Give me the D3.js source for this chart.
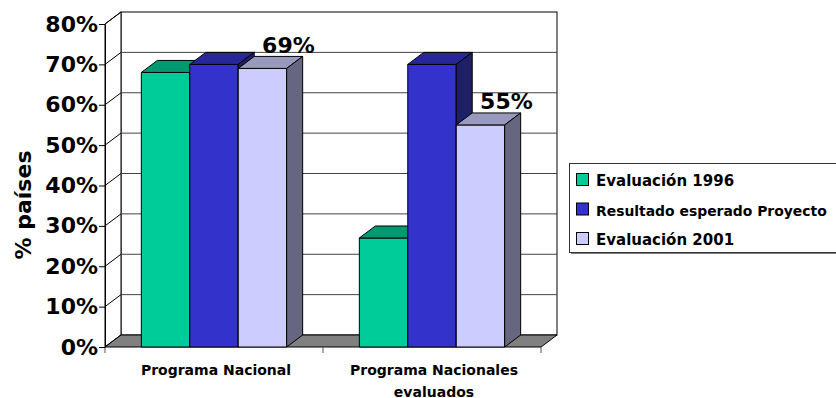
<!DOCTYPE html>
<html>
<head>
<meta charset="utf-8">
<script src="https://cdn.jsdelivr.net/npm/d3@7"></script>
<style>
  body { margin: 0; background: #fff; }
  svg { display: block; }
  text { font-family: "DejaVu Sans", Verdana, sans-serif; font-weight: bold; fill: #000; }
</style>
</head>
<body>
<svg id="chart" width="836" height="398"></svg>
<script>
// Categories and series
const categories = ["Programa Nacional", "Programa Nacionales evaluados"];
const series = ["Evaluación 1996", "Resultado esperado Proyecto", "Evaluación 2001"];

// Values (% of countries) per series, one per category
const eval1996 = [68, 27];
const expectedResult = [70, 70];
const eval2001 = [69, 55];

// Value axis ticks
const yTicks = [0, 10, 20, 30, 40, 50, 60, 70, 80];

// Only the 2001 evaluation carries value labels
const labelledSeries = ["Evaluación 2001"];

const values = [eval1996, expectedResult, eval2001];

// Face colours of each series: front, top, side
const frontColor = ["#00CC99", "#3333CC", "#CCCCFF"];
const topColor   = ["#009970", "#27279A", "#9999BF"];
const sideColor  = ["#006650", "#1F1F66", "#666680"];

const svg = d3.select("#chart");
const W = 836, H = 398;
svg.append("rect").attr("width", W).attr("height", H).attr("fill", "#fff");

// Plot frame: front plane and 3D depth offset
const plot = { left: 105, right: 541, top: 24, bottom: 347 };
const dx = 16, dy = -12;

const y = d3.scaleLinear().domain([0, 80]).range([plot.bottom, plot.top]);
const x0 = d3.scaleBand().domain(categories).range([plot.left, plot.right]);
const x1 = d3.scaleBand().domain(series).range([0, x0.bandwidth()])
  .paddingInner(0).paddingOuter(0.75);

const line = d3.line();

// Back wall
svg.append("rect")
  .attr("x", plot.left + dx).attr("y", y(80) + dy)
  .attr("width", plot.right - plot.left).attr("height", y(0) - y(80))
  .attr("fill", "#fff").attr("stroke", "#000");

// Side wall
svg.append("path")
  .attr("d", line([[plot.left, y(80)], [plot.left + dx, y(80) + dy],
                   [plot.left + dx, y(0) + dy], [plot.left, y(0)]]) + "Z")
  .attr("fill", "#fff").attr("stroke", "#000");

// Gridlines on the back wall and their diagonals on the side wall
const grid = svg.append("g");
yTicks.filter(t => t > 0 && t < 80).forEach(t => {
  grid.append("line")
    .attr("x1", plot.left + dx).attr("x2", plot.right + dx)
    .attr("y1", y(t) + dy).attr("y2", y(t) + dy)
    .attr("stroke", "#444").attr("stroke-width", 1);
});
yTicks.forEach(t => {
  grid.append("line")
    .attr("x1", plot.left).attr("y1", y(t))
    .attr("x2", plot.left + dx).attr("y2", y(t) + dy)
    .attr("stroke", "#000");
});

// Floor
svg.append("path")
  .attr("d", line([[plot.left, y(0)], [plot.right, y(0)],
                   [plot.right + dx, y(0) + dy], [plot.left + dx, y(0) + dy]]) + "Z")
  .attr("fill", "#808080").attr("stroke", "#000");

// Category tick marks below the floor
const catEdges = categories.map(c => x0(c)).concat([x0.range()[1]]);
svg.append("g").selectAll("line").data(catEdges).join("line")
  .attr("x1", d => d).attr("x2", d => d)
  .attr("y1", y(0)).attr("y2", y(0) + 6)
  .attr("stroke", "#555");

// Value axis
const yAxis = d3.axisLeft(y).tickValues(yTicks).tickSize(6).tickSizeOuter(0)
  .tickPadding(1).tickFormat(d => d + "%");
const yg = svg.append("g").attr("transform", `translate(${plot.left},0)`).call(yAxis);
yg.select(".domain").attr("stroke", "#000");
yg.selectAll(".tick line").attr("stroke", "#000");
yg.selectAll(".tick text")
  .style("font-family", '"DejaVu Sans", Verdana, sans-serif')
  .style("font-weight", "bold").style("font-size", "22px").attr("fill", "#000");

// Axis title
svg.append("text")
  .attr("transform", "translate(31,205) rotate(-90)")
  .attr("text-anchor", "middle")
  .style("font-size", "22px")
  .text("% países");

// 3D bars, drawn left to right so each bar hides its neighbour's side face
const bars = svg.append("g");
categories.forEach((cat, i) => {
  series.forEach((s, j) => {
    const v = values[j][i];
    const x = x0(cat) + x1(s);
    const w = x1.bandwidth();
    const yt = y(v), yb = y(0);
    const g = bars.append("g");
    g.append("path")
      .attr("d", line([[x, yt], [x + w, yt], [x + w, yb], [x, yb]]) + "Z")
      .attr("fill", frontColor[j]).attr("stroke", "#000");
    g.append("path")
      .attr("d", line([[x, yt], [x + dx, yt + dy], [x + w + dx, yt + dy], [x + w, yt]]) + "Z")
      .attr("fill", topColor[j]).attr("stroke", "#000");
    g.append("path")
      .attr("d", line([[x + w, yt], [x + w + dx, yt + dy], [x + w + dx, yb + dy], [x + w, yb]]) + "Z")
      .attr("fill", sideColor[j]).attr("stroke", "#000");
  });
});

// Value labels
series.forEach((s, j) => {
  if (!labelledSeries.includes(s)) return;
  categories.forEach((cat, i) => {
    const v = values[j][i];
    const cx = x0(cat) + x1(s) + x1.bandwidth() / 2;
    svg.append("text")
      .attr("x", cx + 26).attr("y", y(v) - 15.5)
      .attr("text-anchor", "middle")
      .style("font-size", "22px")
      .text(v + "%");
  });
});

// Category labels, wrapped to the band
const catG = svg.append("g");
categories.forEach(cat => {
  const t = catG.append("text")
    .attr("text-anchor", "middle")
    .style("font-size", "14px");
  const cx = x0(cat) + x0.bandwidth() / 2 + 2;
  const words = cat.split(" ");
  let lines = [], cur = [];
  words.forEach(wd => {
    const trial = cur.concat([wd]).join(" ");
    t.text(trial);
    if (t.node().getComputedTextLength() > 180 && cur.length) {
      lines.push(cur.join(" "));
      cur = [wd];
    } else {
      cur.push(wd);
    }
  });
  lines.push(cur.join(" "));
  t.text(null);
  lines.forEach((ln, k) => {
    t.append("tspan").attr("x", cx).attr("y", 375 + k * 22).text(ln);
  });
});

// Legend
const legend = svg.append("g");
const lx = 569.5, ly = 163.5, lw = 290, lh = 89;
legend.append("rect").attr("x", lx + 1.5).attr("y", ly + 1.5)
  .attr("width", lw).attr("height", lh).attr("fill", "#808080");
legend.append("rect").attr("x", lx).attr("y", ly)
  .attr("width", lw).attr("height", lh)
  .attr("fill", "#fff").attr("stroke", "#333");
series.forEach((s, j) => {
  const base = 186 + j * 29.5;
  legend.append("rect")
    .attr("x", 576.5).attr("y", base - 12.5)
    .attr("width", 12).attr("height", 12)
    .attr("fill", frontColor[j]).attr("stroke", "#000");
  const t = legend.append("text")
    .attr("x", 596).attr("y", base)
    .style("font-size", "15px")
    .text(s);
  // shrink long entries to fit the legend width
  const len = t.node().getComputedTextLength();
  if (len > 231) t.style("font-size", (15 * 231 / len).toFixed(2) + "px");
});
</script>
</body>
</html>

* **Your instructions**
Copy out all the data without changing anything, and drop the pictures.

* **Exercise solution**
Give me the D3.js source for this chart.
<!DOCTYPE html>
<html>
<head>
<meta charset="utf-8">
<script src="https://cdn.jsdelivr.net/npm/d3@7"></script>
<style>
  body { margin: 0; background: #fff; }
  svg { display: block; }
  text { font-family: "DejaVu Sans", Verdana, sans-serif; font-weight: bold; fill: #000; }
</style>
</head>
<body>
<svg id="chart" width="836" height="398"></svg>
<script>
// Categories and series
const categories = ["Programa Nacional", "Programa Nacionales evaluados"];
const series = ["Evaluación 1996", "Resultado esperado Proyecto", "Evaluación 2001"];

// Values (% of countries) per series, one per category
const eval1996 = [68, 27];
const expectedResult = [70, 70];
const eval2001 = [69, 55];

// Value axis ticks
const yTicks = [0, 10, 20, 30, 40, 50, 60, 70, 80];

// Only the 2001 evaluation carries value labels
const labelledSeries = ["Evaluación 2001"];

const values = [eval1996, expectedResult, eval2001];

// Face colours of each series: front, top, side
const frontColor = ["#00CC99", "#3333CC", "#CCCCFF"];
const topColor   = ["#009970", "#27279A", "#9999BF"];
const sideColor  = ["#006650", "#1F1F66", "#666680"];

const svg = d3.select("#chart");
const W = 836, H = 398;
svg.append("rect").attr("width", W).attr("height", H).attr("fill", "#fff");

// Plot frame: front plane and 3D depth offset
const plot = { left: 105, right: 541, top: 24, bottom: 347 };
const dx = 16, dy = -12;

const y = d3.scaleLinear().domain([0, 80]).range([plot.bottom, plot.top]);
const x0 = d3.scaleBand().domain(categories).range([plot.left, plot.right]);
const x1 = d3.scaleBand().domain(series).range([0, x0.bandwidth()])
  .paddingInner(0).paddingOuter(0.75);

const line = d3.line();

// Back wall
svg.append("rect")
  .attr("x", plot.left + dx).attr("y", y(80) + dy)
  .attr("width", plot.right - plot.left).attr("height", y(0) - y(80))
  .attr("fill", "#fff").attr("stroke", "#000");

// Side wall
svg.append("path")
  .attr("d", line([[plot.left, y(80)], [plot.left + dx, y(80) + dy],
                   [plot.left + dx, y(0) + dy], [plot.left, y(0)]]) + "Z")
  .attr("fill", "#fff").attr("stroke", "#000");

// Gridlines on the back wall and their diagonals on the side wall
const grid = svg.append("g");
yTicks.filter(t => t > 0 && t < 80).forEach(t => {
  grid.append("line")
    .attr("x1", plot.left + dx).attr("x2", plot.right + dx)
    .attr("y1", y(t) + dy).attr("y2", y(t) + dy)
    .attr("stroke", "#444").attr("stroke-width", 1);
});
yTicks.forEach(t => {
  grid.append("line")
    .attr("x1", plot.left).attr("y1", y(t))
    .attr("x2", plot.left + dx).attr("y2", y(t) + dy)
    .attr("stroke", "#000");
});

// Floor
svg.append("path")
  .attr("d", line([[plot.left, y(0)], [plot.right, y(0)],
                   [plot.right + dx, y(0) + dy], [plot.left + dx, y(0) + dy]]) + "Z")
  .attr("fill", "#808080").attr("stroke", "#000");

// Category tick marks below the floor
const catEdges = categories.map(c => x0(c)).concat([x0.range()[1]]);
svg.append("g").selectAll("line").data(catEdges).join("line")
  .attr("x1", d => d).attr("x2", d => d)
  .attr("y1", y(0)).attr("y2", y(0) + 6)
  .attr("stroke", "#555");

// Value axis
const yAxis = d3.axisLeft(y).tickValues(yTicks).tickSize(6).tickSizeOuter(0)
  .tickPadding(1).tickFormat(d => d + "%");
const yg = svg.append("g").attr("transform", `translate(${plot.left},0)`).call(yAxis);
yg.select(".domain").attr("stroke", "#000");
yg.selectAll(".tick line").attr("stroke", "#000");
yg.selectAll(".tick text")
  .style("font-family", '"DejaVu Sans", Verdana, sans-serif')
  .style("font-weight", "bold").style("font-size", "22px").attr("fill", "#000");

// Axis title
svg.append("text")
  .attr("transform", "translate(31,205) rotate(-90)")
  .attr("text-anchor", "middle")
  .style("font-size", "22px")
  .text("% países");

// 3D bars, drawn left to right so each bar hides its neighbour's side face
const bars = svg.append("g");
categories.forEach((cat, i) => {
  series.forEach((s, j) => {
    const v = values[j][i];
    const x = x0(cat) + x1(s);
    const w = x1.bandwidth();
    const yt = y(v), yb = y(0);
    const g = bars.append("g");
    g.append("path")
      .attr("d", line([[x, yt], [x + w, yt], [x + w, yb], [x, yb]]) + "Z")
      .attr("fill", frontColor[j]).attr("stroke", "#000");
    g.append("path")
      .attr("d", line([[x, yt], [x + dx, yt + dy], [x + w + dx, yt + dy], [x + w, yt]]) + "Z")
      .attr("fill", topColor[j]).attr("stroke", "#000");
    g.append("path")
      .attr("d", line([[x + w, yt], [x + w + dx, yt + dy], [x + w + dx, yb + dy], [x + w, yb]]) + "Z")
      .attr("fill", sideColor[j]).attr("stroke", "#000");
  });
});

// Value labels
series.forEach((s, j) => {
  if (!labelledSeries.includes(s)) return;
  categories.forEach((cat, i) => {
    const v = values[j][i];
    const cx = x0(cat) + x1(s) + x1.bandwidth() / 2;
    svg.append("text")
      .attr("x", cx + 26).attr("y", y(v) - 15.5)
      .attr("text-anchor", "middle")
      .style("font-size", "22px")
      .text(v + "%");
  });
});

// Category labels, wrapped to the band
const catG = svg.append("g");
categories.forEach(cat => {
  const t = catG.append("text")
    .attr("text-anchor", "middle")
    .style("font-size", "14px");
  const cx = x0(cat) + x0.bandwidth() / 2 + 2;
  const words = cat.split(" ");
  let lines = [], cur = [];
  words.forEach(wd => {
    const trial = cur.concat([wd]).join(" ");
    t.text(trial);
    if (t.node().getComputedTextLength() > 180 && cur.length) {
      lines.push(cur.join(" "));
      cur = [wd];
    } else {
      cur.push(wd);
    }
  });
  lines.push(cur.join(" "));
  t.text(null);
  lines.forEach((ln, k) => {
    t.append("tspan").attr("x", cx).attr("y", 375 + k * 22).text(ln);
  });
});

// Legend
const legend = svg.append("g");
const lx = 569.5, ly = 163.5, lw = 290, lh = 89;
legend.append("rect").attr("x", lx + 1.5).attr("y", ly + 1.5)
  .attr("width", lw).attr("height", lh).attr("fill", "#808080");
legend.append("rect").attr("x", lx).attr("y", ly)
  .attr("width", lw).attr("height", lh)
  .attr("fill", "#fff").attr("stroke", "#333");
series.forEach((s, j) => {
  const base = 186 + j * 29.5;
  legend.append("rect")
    .attr("x", 576.5).attr("y", base - 12.5)
    .attr("width", 12).attr("height", 12)
    .attr("fill", frontColor[j]).attr("stroke", "#000");
  const t = legend.append("text")
    .attr("x", 596).attr("y", base)
    .style("font-size", "15px")
    .text(s);
  // shrink long entries to fit the legend width
  const len = t.node().getComputedTextLength();
  if (len > 231) t.style("font-size", (15 * 231 / len).toFixed(2) + "px");
});
</script>
</body>
</html>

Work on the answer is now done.